● **The data**
▼
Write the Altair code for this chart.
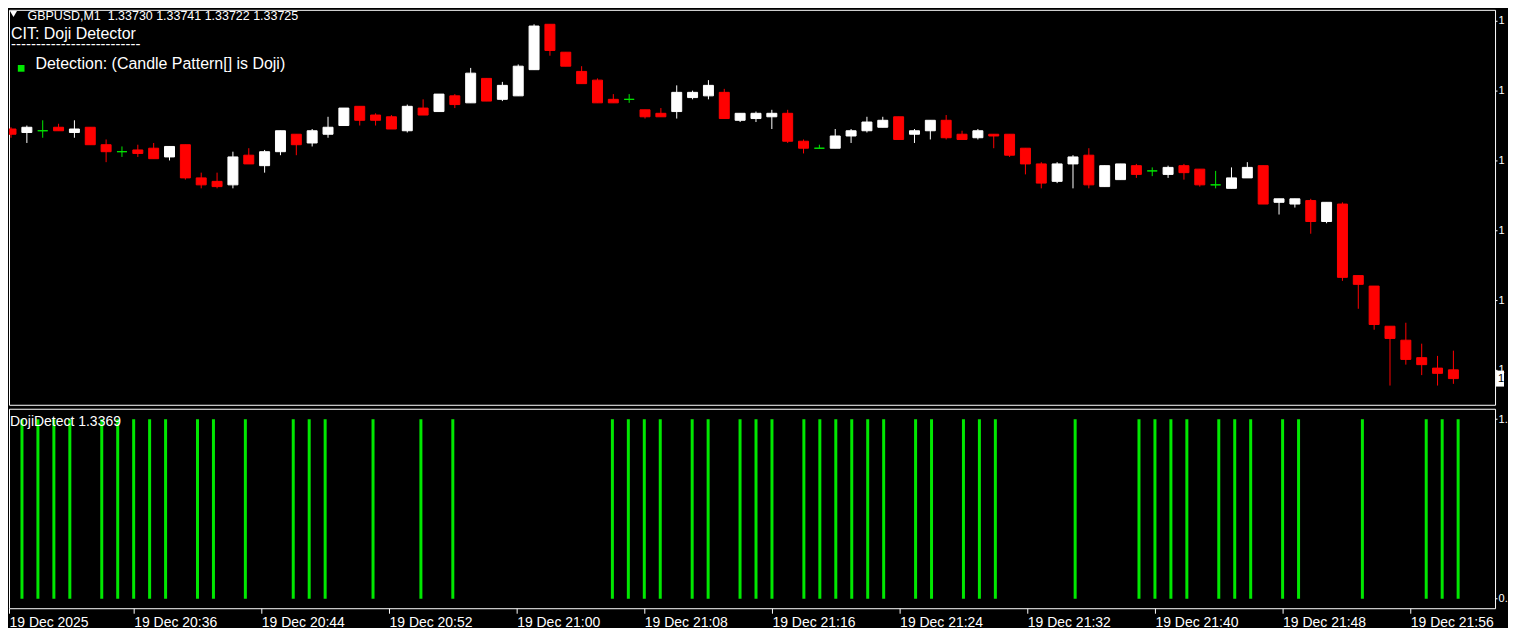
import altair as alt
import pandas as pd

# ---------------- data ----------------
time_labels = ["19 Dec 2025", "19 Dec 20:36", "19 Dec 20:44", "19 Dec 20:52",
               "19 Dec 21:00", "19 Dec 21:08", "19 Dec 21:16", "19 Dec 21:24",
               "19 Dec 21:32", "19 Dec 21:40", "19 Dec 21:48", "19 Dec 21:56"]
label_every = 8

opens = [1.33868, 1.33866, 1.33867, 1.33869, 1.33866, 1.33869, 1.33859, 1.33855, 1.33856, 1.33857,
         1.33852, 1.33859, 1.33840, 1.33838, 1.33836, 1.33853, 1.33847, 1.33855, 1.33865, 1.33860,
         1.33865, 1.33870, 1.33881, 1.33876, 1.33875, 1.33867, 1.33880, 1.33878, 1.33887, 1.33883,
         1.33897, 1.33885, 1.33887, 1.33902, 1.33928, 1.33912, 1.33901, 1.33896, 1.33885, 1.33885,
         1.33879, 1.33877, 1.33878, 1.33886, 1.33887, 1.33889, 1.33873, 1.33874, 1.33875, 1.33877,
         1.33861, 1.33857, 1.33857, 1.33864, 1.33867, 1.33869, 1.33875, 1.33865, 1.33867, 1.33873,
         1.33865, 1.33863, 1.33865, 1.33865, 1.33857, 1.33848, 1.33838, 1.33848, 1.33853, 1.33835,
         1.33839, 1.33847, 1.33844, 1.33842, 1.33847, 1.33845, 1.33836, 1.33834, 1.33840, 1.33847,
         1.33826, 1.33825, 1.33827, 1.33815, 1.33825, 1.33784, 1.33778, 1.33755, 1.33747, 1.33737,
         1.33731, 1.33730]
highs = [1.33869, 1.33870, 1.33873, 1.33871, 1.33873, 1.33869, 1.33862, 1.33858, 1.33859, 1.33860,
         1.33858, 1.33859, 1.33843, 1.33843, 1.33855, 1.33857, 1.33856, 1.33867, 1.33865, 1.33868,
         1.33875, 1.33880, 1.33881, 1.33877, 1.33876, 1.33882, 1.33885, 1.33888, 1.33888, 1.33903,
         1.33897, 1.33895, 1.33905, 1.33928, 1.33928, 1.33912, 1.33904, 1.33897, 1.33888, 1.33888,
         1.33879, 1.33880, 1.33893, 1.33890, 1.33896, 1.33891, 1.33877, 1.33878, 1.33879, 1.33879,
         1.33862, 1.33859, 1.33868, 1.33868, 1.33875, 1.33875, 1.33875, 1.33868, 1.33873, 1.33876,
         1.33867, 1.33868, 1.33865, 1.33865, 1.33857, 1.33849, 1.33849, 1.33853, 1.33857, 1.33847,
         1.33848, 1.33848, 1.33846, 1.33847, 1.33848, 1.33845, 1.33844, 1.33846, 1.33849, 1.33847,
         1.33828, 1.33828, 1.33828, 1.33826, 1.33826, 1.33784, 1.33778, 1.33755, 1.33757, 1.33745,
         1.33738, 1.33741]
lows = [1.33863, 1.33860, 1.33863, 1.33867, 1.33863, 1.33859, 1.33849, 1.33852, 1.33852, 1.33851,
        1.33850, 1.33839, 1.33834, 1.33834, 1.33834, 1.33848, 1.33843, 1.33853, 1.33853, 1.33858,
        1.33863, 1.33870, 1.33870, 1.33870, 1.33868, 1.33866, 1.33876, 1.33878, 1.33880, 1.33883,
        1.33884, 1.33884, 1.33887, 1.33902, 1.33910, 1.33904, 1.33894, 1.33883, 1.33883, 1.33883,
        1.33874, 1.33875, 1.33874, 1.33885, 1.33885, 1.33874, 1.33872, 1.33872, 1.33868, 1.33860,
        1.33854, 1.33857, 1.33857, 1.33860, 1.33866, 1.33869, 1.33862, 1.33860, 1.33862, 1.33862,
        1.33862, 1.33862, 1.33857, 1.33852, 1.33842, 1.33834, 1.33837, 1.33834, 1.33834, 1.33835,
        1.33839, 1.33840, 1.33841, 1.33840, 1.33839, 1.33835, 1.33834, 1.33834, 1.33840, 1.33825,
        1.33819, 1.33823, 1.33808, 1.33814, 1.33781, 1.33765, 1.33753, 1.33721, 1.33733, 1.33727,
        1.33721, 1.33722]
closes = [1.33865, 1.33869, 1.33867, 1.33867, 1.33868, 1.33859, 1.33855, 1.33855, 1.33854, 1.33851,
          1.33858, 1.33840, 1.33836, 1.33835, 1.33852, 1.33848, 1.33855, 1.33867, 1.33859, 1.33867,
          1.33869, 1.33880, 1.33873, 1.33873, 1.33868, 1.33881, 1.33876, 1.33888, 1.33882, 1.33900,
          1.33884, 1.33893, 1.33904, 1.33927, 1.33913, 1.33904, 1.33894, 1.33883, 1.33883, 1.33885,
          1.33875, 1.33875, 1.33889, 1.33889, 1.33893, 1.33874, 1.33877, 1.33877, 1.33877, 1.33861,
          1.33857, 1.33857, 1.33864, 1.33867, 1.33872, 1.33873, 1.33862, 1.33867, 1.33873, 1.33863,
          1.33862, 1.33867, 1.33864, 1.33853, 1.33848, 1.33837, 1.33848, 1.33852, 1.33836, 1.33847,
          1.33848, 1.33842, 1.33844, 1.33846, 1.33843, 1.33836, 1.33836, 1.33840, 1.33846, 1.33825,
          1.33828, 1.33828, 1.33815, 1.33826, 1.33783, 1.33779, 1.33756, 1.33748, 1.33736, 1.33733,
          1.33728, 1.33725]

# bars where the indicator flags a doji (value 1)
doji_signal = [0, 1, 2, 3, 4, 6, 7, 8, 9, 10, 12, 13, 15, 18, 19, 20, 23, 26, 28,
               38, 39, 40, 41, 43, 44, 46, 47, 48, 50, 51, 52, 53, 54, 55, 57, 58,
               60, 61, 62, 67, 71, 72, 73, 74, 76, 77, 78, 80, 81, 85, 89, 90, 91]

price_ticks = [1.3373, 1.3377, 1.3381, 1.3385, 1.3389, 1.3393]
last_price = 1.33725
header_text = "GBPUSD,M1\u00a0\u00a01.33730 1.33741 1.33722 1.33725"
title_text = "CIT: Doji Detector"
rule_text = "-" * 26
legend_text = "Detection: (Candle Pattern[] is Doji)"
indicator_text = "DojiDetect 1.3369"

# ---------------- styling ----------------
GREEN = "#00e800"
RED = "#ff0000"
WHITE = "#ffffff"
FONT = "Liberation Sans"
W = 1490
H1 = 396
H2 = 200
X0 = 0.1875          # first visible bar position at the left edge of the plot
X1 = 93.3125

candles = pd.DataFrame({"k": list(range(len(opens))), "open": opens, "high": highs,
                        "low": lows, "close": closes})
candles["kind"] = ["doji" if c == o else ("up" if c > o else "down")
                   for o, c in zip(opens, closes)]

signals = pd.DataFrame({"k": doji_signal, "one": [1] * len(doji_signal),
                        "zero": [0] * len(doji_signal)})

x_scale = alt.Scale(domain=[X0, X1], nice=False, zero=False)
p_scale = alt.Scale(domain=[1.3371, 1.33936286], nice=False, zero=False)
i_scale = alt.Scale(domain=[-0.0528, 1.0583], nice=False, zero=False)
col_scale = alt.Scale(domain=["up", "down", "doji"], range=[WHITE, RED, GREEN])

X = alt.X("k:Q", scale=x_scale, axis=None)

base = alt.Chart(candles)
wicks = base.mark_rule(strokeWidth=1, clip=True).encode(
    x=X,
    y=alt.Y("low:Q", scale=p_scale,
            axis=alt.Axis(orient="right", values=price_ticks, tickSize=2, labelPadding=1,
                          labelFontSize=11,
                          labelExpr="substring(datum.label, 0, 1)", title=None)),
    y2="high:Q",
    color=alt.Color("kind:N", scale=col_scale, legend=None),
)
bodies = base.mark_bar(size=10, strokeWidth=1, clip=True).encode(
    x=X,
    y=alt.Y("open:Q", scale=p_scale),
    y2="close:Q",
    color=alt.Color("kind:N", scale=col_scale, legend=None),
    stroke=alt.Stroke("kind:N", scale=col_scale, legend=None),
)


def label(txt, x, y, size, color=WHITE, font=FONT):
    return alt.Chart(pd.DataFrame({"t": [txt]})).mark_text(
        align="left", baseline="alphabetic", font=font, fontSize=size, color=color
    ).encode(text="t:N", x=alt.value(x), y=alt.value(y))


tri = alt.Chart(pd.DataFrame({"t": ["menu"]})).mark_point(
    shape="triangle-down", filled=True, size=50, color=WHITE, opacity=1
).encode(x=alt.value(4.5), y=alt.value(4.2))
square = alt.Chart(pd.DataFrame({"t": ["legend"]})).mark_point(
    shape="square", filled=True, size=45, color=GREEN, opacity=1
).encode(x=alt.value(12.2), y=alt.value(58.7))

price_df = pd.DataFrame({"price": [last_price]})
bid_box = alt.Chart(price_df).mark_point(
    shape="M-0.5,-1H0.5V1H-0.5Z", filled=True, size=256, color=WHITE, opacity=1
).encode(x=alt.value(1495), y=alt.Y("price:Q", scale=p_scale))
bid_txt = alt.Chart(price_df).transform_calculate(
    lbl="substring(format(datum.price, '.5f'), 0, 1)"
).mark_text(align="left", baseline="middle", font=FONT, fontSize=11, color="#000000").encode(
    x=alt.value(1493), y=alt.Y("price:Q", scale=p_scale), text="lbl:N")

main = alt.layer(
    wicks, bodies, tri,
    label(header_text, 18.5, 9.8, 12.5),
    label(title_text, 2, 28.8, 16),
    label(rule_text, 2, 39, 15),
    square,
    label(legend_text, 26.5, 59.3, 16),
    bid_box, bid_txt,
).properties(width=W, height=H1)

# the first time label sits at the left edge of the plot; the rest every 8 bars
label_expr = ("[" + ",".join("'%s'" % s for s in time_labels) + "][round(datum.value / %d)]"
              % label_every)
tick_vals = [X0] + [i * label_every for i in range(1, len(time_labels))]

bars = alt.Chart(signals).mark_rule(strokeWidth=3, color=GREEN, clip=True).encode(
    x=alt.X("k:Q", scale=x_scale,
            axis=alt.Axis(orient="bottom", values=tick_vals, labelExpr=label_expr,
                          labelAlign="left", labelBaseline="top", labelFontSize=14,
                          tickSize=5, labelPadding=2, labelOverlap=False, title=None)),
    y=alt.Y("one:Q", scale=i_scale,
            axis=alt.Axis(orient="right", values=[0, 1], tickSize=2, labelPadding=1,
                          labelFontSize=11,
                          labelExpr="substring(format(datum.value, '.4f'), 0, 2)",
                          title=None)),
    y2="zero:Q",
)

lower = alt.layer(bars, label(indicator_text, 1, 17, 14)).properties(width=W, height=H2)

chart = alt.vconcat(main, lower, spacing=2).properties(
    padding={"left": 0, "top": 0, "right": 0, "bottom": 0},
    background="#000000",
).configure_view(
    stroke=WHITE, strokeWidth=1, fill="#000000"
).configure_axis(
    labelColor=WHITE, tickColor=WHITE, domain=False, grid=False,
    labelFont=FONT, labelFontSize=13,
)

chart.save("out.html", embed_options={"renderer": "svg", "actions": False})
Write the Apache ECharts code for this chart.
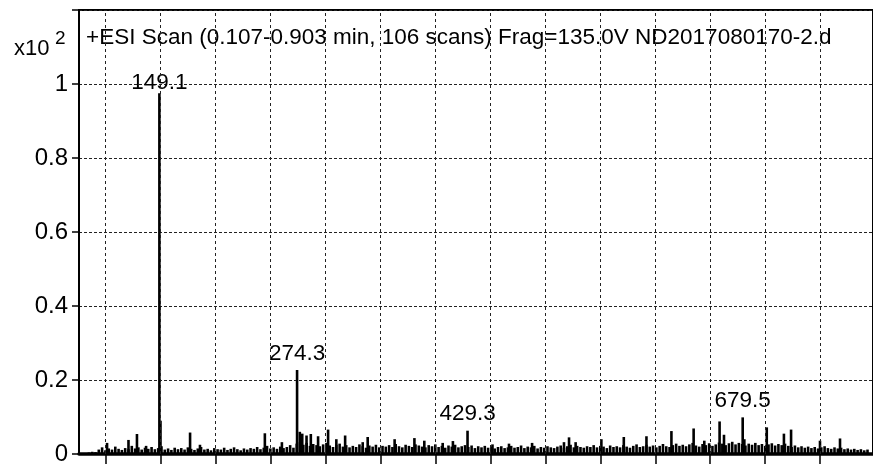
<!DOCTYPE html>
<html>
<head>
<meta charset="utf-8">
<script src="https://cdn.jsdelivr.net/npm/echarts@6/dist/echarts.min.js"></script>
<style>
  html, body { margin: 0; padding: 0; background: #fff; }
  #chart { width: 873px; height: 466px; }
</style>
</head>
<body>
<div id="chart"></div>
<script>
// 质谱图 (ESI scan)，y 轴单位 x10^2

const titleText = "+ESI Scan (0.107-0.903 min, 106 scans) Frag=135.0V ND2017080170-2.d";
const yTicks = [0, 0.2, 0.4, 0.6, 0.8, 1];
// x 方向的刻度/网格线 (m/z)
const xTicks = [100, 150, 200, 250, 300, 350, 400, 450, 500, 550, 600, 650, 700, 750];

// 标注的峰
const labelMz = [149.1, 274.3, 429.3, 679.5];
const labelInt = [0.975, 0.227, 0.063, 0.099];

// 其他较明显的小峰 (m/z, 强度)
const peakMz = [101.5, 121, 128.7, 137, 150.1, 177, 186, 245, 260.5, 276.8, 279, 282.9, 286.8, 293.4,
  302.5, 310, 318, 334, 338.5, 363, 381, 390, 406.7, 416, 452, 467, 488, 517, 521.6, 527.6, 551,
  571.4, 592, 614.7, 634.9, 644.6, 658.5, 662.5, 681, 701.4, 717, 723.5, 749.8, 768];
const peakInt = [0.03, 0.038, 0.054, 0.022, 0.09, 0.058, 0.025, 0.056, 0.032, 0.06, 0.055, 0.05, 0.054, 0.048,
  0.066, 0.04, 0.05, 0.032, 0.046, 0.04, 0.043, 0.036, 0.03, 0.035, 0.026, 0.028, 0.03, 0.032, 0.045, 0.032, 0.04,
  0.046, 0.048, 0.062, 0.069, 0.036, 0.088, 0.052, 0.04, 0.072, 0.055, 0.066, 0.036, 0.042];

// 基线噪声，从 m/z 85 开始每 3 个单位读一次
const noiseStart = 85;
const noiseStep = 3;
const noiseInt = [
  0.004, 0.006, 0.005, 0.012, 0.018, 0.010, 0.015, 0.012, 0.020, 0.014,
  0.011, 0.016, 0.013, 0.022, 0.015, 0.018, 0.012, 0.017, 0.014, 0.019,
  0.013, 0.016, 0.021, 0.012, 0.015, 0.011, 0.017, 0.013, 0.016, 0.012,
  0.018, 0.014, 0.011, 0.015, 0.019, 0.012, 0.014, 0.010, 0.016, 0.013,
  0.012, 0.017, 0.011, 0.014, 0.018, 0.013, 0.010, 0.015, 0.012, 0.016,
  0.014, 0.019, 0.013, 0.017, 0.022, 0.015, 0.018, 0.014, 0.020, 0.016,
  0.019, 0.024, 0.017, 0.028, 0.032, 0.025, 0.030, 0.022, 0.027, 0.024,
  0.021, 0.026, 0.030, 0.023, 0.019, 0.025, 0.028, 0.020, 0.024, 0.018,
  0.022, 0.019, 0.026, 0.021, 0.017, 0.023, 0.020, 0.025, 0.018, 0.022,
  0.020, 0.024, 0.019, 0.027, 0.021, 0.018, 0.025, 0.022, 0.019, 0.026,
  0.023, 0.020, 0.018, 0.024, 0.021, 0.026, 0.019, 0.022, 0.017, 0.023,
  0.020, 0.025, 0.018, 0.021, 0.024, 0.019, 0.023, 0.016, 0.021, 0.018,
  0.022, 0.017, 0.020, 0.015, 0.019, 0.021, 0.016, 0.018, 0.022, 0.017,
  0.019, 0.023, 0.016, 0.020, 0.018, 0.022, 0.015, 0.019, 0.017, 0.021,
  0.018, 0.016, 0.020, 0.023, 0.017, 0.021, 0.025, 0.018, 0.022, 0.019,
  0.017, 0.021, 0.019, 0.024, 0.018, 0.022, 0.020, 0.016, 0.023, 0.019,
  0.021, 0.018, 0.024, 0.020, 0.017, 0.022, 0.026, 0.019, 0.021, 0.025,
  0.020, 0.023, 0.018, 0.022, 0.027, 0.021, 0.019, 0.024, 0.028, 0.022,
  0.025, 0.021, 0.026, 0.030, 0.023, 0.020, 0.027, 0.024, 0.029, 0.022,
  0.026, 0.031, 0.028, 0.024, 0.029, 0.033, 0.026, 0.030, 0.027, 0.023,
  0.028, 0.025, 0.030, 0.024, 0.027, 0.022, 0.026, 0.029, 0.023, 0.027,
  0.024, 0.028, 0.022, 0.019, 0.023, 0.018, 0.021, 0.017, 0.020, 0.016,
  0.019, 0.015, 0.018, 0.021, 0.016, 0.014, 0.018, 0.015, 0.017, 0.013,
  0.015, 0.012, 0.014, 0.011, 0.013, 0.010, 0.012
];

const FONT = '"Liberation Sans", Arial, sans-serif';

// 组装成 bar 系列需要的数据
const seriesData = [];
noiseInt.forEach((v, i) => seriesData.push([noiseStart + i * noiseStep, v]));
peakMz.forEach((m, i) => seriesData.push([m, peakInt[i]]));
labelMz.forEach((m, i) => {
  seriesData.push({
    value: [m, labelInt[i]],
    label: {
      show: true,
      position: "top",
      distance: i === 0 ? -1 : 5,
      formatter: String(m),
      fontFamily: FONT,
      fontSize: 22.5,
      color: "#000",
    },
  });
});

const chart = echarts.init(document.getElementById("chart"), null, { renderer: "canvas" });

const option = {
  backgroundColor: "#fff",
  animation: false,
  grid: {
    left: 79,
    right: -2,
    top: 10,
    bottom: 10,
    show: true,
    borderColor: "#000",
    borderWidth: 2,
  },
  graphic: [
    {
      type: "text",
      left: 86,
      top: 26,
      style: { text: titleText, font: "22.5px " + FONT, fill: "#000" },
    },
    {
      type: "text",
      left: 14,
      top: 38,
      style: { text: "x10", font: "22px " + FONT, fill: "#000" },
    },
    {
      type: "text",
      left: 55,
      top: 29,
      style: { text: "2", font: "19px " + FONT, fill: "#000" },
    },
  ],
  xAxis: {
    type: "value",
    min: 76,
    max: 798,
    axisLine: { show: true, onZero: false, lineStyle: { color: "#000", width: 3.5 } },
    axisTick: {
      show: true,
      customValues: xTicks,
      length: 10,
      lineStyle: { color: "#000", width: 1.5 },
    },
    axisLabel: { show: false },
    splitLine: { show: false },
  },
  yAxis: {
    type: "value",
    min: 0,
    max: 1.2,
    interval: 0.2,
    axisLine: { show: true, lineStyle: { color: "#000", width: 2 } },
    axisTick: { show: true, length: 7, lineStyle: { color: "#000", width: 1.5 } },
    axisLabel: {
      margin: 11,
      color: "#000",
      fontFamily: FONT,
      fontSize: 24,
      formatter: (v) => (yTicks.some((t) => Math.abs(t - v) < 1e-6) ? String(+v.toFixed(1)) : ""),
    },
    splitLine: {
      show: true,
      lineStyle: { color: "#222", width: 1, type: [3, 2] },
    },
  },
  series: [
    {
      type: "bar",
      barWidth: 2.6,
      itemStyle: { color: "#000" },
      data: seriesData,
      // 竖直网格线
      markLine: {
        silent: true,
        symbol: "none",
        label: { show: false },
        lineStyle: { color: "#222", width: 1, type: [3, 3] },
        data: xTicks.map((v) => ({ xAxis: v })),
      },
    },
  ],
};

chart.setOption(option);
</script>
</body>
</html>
▲
● **Objective**
Above are the records. Print exactly the lines from the one containing "Write the Apache ECharts code for this chart." to the one containing "0.066, 0.036, 0.042];", both included, and nothing else; pictures are excluded.

● **Solved problem**
Write the Apache ECharts code for this chart.
<!DOCTYPE html>
<html>
<head>
<meta charset="utf-8">
<script src="https://cdn.jsdelivr.net/npm/echarts@6/dist/echarts.min.js"></script>
<style>
  html, body { margin: 0; padding: 0; background: #fff; }
  #chart { width: 873px; height: 466px; }
</style>
</head>
<body>
<div id="chart"></div>
<script>
// 质谱图 (ESI scan)，y 轴单位 x10^2

const titleText = "+ESI Scan (0.107-0.903 min, 106 scans) Frag=135.0V ND2017080170-2.d";
const yTicks = [0, 0.2, 0.4, 0.6, 0.8, 1];
// x 方向的刻度/网格线 (m/z)
const xTicks = [100, 150, 200, 250, 300, 350, 400, 450, 500, 550, 600, 650, 700, 750];

// 标注的峰
const labelMz = [149.1, 274.3, 429.3, 679.5];
const labelInt = [0.975, 0.227, 0.063, 0.099];

// 其他较明显的小峰 (m/z, 强度)
const peakMz = [101.5, 121, 128.7, 137, 150.1, 177, 186, 245, 260.5, 276.8, 279, 282.9, 286.8, 293.4,
  302.5, 310, 318, 334, 338.5, 363, 381, 390, 406.7, 416, 452, 467, 488, 517, 521.6, 527.6, 551,
  571.4, 592, 614.7, 634.9, 644.6, 658.5, 662.5, 681, 701.4, 717, 723.5, 749.8, 768];
const peakInt = [0.03, 0.038, 0.054, 0.022, 0.09, 0.058, 0.025, 0.056, 0.032, 0.06, 0.055, 0.05, 0.054, 0.048,
  0.066, 0.04, 0.05, 0.032, 0.046, 0.04, 0.043, 0.036, 0.03, 0.035, 0.026, 0.028, 0.03, 0.032, 0.045, 0.032, 0.04,
  0.046, 0.048, 0.062, 0.069, 0.036, 0.088, 0.052, 0.04, 0.072, 0.055, 0.066, 0.036, 0.042];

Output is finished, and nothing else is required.